**DATA BLOCK**

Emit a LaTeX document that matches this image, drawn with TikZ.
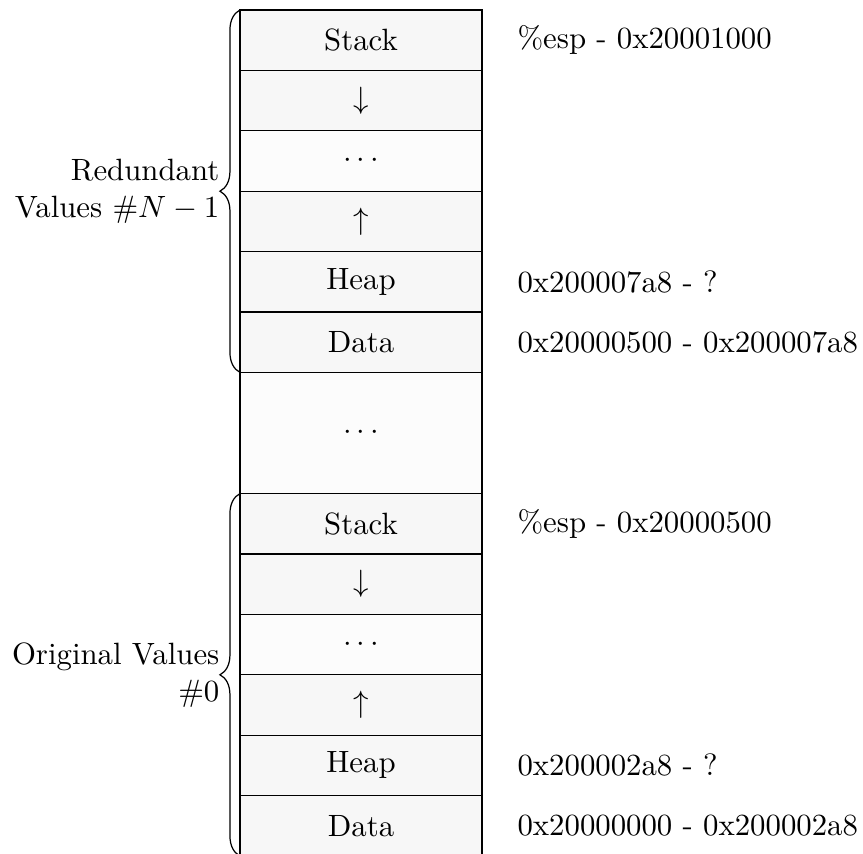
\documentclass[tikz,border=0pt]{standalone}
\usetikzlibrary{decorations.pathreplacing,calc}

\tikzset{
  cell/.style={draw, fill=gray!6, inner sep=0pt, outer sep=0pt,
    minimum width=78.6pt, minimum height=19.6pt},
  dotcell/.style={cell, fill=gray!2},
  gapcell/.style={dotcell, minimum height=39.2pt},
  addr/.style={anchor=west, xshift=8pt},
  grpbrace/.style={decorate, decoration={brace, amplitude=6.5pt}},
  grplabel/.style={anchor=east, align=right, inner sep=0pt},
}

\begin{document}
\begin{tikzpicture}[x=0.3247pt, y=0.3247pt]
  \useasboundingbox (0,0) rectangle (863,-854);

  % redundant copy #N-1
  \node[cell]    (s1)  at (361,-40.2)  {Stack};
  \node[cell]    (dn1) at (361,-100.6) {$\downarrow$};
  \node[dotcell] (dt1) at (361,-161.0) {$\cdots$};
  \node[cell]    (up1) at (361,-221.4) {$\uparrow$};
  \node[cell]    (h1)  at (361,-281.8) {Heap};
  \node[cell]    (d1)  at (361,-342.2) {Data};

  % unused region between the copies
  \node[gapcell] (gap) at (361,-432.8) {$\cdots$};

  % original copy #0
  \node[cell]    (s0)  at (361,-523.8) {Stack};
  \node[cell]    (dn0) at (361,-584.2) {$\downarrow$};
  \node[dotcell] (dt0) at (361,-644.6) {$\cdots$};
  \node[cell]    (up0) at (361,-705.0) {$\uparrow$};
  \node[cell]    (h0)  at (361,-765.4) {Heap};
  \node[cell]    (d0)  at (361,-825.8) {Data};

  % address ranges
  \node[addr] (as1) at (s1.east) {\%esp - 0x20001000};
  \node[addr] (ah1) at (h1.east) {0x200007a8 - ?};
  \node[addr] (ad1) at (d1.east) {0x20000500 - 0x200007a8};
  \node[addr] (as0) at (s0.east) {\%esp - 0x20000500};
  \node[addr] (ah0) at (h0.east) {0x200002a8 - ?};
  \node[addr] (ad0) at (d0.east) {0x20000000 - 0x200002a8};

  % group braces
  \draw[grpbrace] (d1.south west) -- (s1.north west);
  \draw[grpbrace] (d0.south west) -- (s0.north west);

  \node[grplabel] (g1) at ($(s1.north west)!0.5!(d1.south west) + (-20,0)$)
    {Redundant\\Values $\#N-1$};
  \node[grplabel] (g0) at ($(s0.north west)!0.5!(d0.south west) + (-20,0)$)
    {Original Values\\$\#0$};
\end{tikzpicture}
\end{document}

**WHAT IS BEING ASKED**
Give an exact copy of the material, leaving out every picture.

**COMPLETE OUTPUT**
Emit a LaTeX document that matches this image, drawn with TikZ.
\documentclass[tikz,border=0pt]{standalone}
\usetikzlibrary{decorations.pathreplacing,calc}

\tikzset{
  cell/.style={draw, fill=gray!6, inner sep=0pt, outer sep=0pt,
    minimum width=78.6pt, minimum height=19.6pt},
  dotcell/.style={cell, fill=gray!2},
  gapcell/.style={dotcell, minimum height=39.2pt},
  addr/.style={anchor=west, xshift=8pt},
  grpbrace/.style={decorate, decoration={brace, amplitude=6.5pt}},
  grplabel/.style={anchor=east, align=right, inner sep=0pt},
}

\begin{document}
\begin{tikzpicture}[x=0.3247pt, y=0.3247pt]
  \useasboundingbox (0,0) rectangle (863,-854);

  % redundant copy #N-1
  \node[cell]    (s1)  at (361,-40.2)  {Stack};
  \node[cell]    (dn1) at (361,-100.6) {$\downarrow$};
  \node[dotcell] (dt1) at (361,-161.0) {$\cdots$};
  \node[cell]    (up1) at (361,-221.4) {$\uparrow$};
  \node[cell]    (h1)  at (361,-281.8) {Heap};
  \node[cell]    (d1)  at (361,-342.2) {Data};

  % unused region between the copies
  \node[gapcell] (gap) at (361,-432.8) {$\cdots$};

  % original copy #0
  \node[cell]    (s0)  at (361,-523.8) {Stack};
  \node[cell]    (dn0) at (361,-584.2) {$\downarrow$};
  \node[dotcell] (dt0) at (361,-644.6) {$\cdots$};
  \node[cell]    (up0) at (361,-705.0) {$\uparrow$};
  \node[cell]    (h0)  at (361,-765.4) {Heap};
  \node[cell]    (d0)  at (361,-825.8) {Data};

  % address ranges
  \node[addr] (as1) at (s1.east) {\%esp - 0x20001000};
  \node[addr] (ah1) at (h1.east) {0x200007a8 - ?};
  \node[addr] (ad1) at (d1.east) {0x20000500 - 0x200007a8};
  \node[addr] (as0) at (s0.east) {\%esp - 0x20000500};
  \node[addr] (ah0) at (h0.east) {0x200002a8 - ?};
  \node[addr] (ad0) at (d0.east) {0x20000000 - 0x200002a8};

  % group braces
  \draw[grpbrace] (d1.south west) -- (s1.north west);
  \draw[grpbrace] (d0.south west) -- (s0.north west);

  \node[grplabel] (g1) at ($(s1.north west)!0.5!(d1.south west) + (-20,0)$)
    {Redundant\\Values $\#N-1$};
  \node[grplabel] (g0) at ($(s0.north west)!0.5!(d0.south west) + (-20,0)$)
    {Original Values\\$\#0$};
\end{tikzpicture}
\end{document}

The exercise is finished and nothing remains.